Recuerdo muy bien cuándo supe del inicio de la carrera espacial. Fue en octubre de 1957 y para más precisión recién finalizados los cursos en la Escuela Oficial de Periodismo. La Unión Soviética había colocado en órbita terrestre el satélite Sputnik. Aquella proeza suponía algo inaudito en la España de entonces: el comunismo había batido al capitalismo en la tecnología espacial. Desde entonces, ya en el periódico Pueblo como redactor, mi interés por la política internacional me empujo a seguir con meticulosidad todas las vicisitudes de aquella carrera entre Moscú y Washington. El segundo gran golpe al orgullo norteamericano no tardaría en llegar. El 12 de abril de 1961, la URSS puso en órbita terrestre al cosmonauta Yuri Gagarin. Los titulares de todos los periódicos del mundo eran descomunales, aunque más descomunal fue la conmoción político estratégica en la Casa Blanca y en el Pentágono. Había que hacer algo y muy importante para no quedarse atrás en esa carrera vital para el liderazgo mundial.

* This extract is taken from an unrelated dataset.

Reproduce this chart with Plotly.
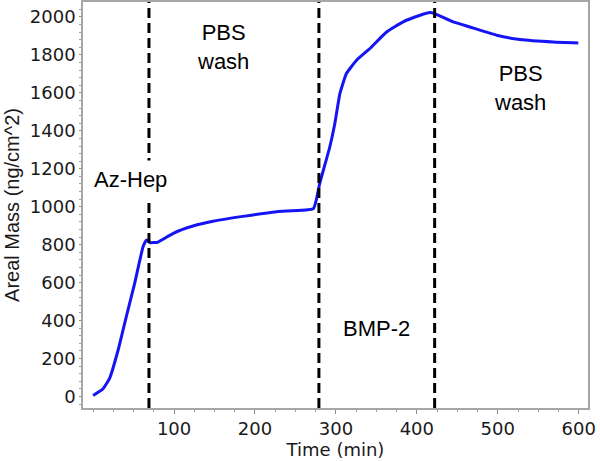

Por fortuna, los Estados Unidos estaban gobernados por un estadista, John Kennedy, que llamó a rebato. Convocó a los expertos, a los científicos y, por supuesto, a los políticos. Allí estaba el ingeniero aeroespacial alemán Wernher von Braun, recuperado inteligentemente de la debacle del nazismo, dispuesto a ofrecer su opinión como impulsor de los cohetes V-1 y V-2 que bombardearon Londres durante la II Guerra Mundial. Su opinión fue muy importante. Es cierto que los soviéticos pudieron adelantarse en la carrera espacial ya que disponían de un cohete más potente que el de los norteamericanos. Pero von Braun argumentó que el cohete de la URSS no tenía la suficiente potencia para, por ejemplo, una misión espacial tripulada que llegase a la Luna. Había, pues, que construir un cohete nuevo. Y aquí von Braun dio en el clavo: Estados Unidos tenían más probabilidades de construir ese potente cohete antes que los soviéticos.

El 25 de mayo de 1961, a poco más de un mes de la hazaña de Yuri Gagarin, el presidente Kennedy anunció ante el Congreso de los Estados Unidos que antes del final de la década de los años 60, «nuestra nación ha de comprometerse en enviar a un hombre a la Luna y traerlo de vuelta a la Tierra sano y salvo».

Y eso ocurrió el 20 de julio de 1969, fecha que no olvidaré nunca. Por aquella época ejercía yo en el periódico Nuevo Diario la jefatura de Información Internacional. El Gobierno alemán me había invitado a una visita por toda la República Federal y ese histórico día me encontraba en Múnich hospedado en un hotel. Aquel 20 de julio era en Europa la madrugada del 21. Los aparatos de televisión no estaban como ahora en las habitaciones. Bajé al salón donde sí había un televisor y allí se arremolinaban bastantes huéspedes a la espera de lo inimaginable por los que habíamos asistido en los cineclubs a la visión fantasiosa del cortometraje Viaje a la Luna (1902) del cineasta Georges Meliès.

Cuando la retrasmisión avanzaba con mucho mas suspense que una película dramática, lo que más se comentaba entre aquellos clientes del hotel, alemanes y extranjeros, era un fatídico interrogante: ¿Logrará despegar el modulo lunar Eagle y engancharse al Apolo 11? Era un pensamiento general, promovido por similares palabras del comentarista alemán de la cadena pública ZDF. En ese momento me acordé de Jesús Hermida. Me lo imaginaba en TVE con su manera tan especial de hablar comentando el histórico y decisivo momento. Era buen amigo de otra lejana época cuando ambos trabajábamos para el periodismo impreso. No nos imaginábamos entonces como periodistas de televisión; y concretamente él como testigo de lo que dijo el historiador Arthur Schlesinger en 1999: «Si hay algo por lo que este siglo será recordado dentro de 500 años es porque fue el siglo en el que iniciamos la exploración del espacio con la misión a la Luna del Apolo 11».

La prensa alemana de la mañana de aquel histórico día, ya pueden imaginarse su despliegue y sus gigantescos titulares. Pero en los artículos de los editorialistas y columnistas no faltó el elogio al ingeniero Wernher von Braun. Por unos momentos ni los periodistas siempre críticos con el secuestro del experto alemán por parte americana, librándole quizá del proceso de Núremberg, pudieron contener su entusiasmo y orgullo por lo que correspondía a Alemania en este deslumbrante triunfo para la Humanidad.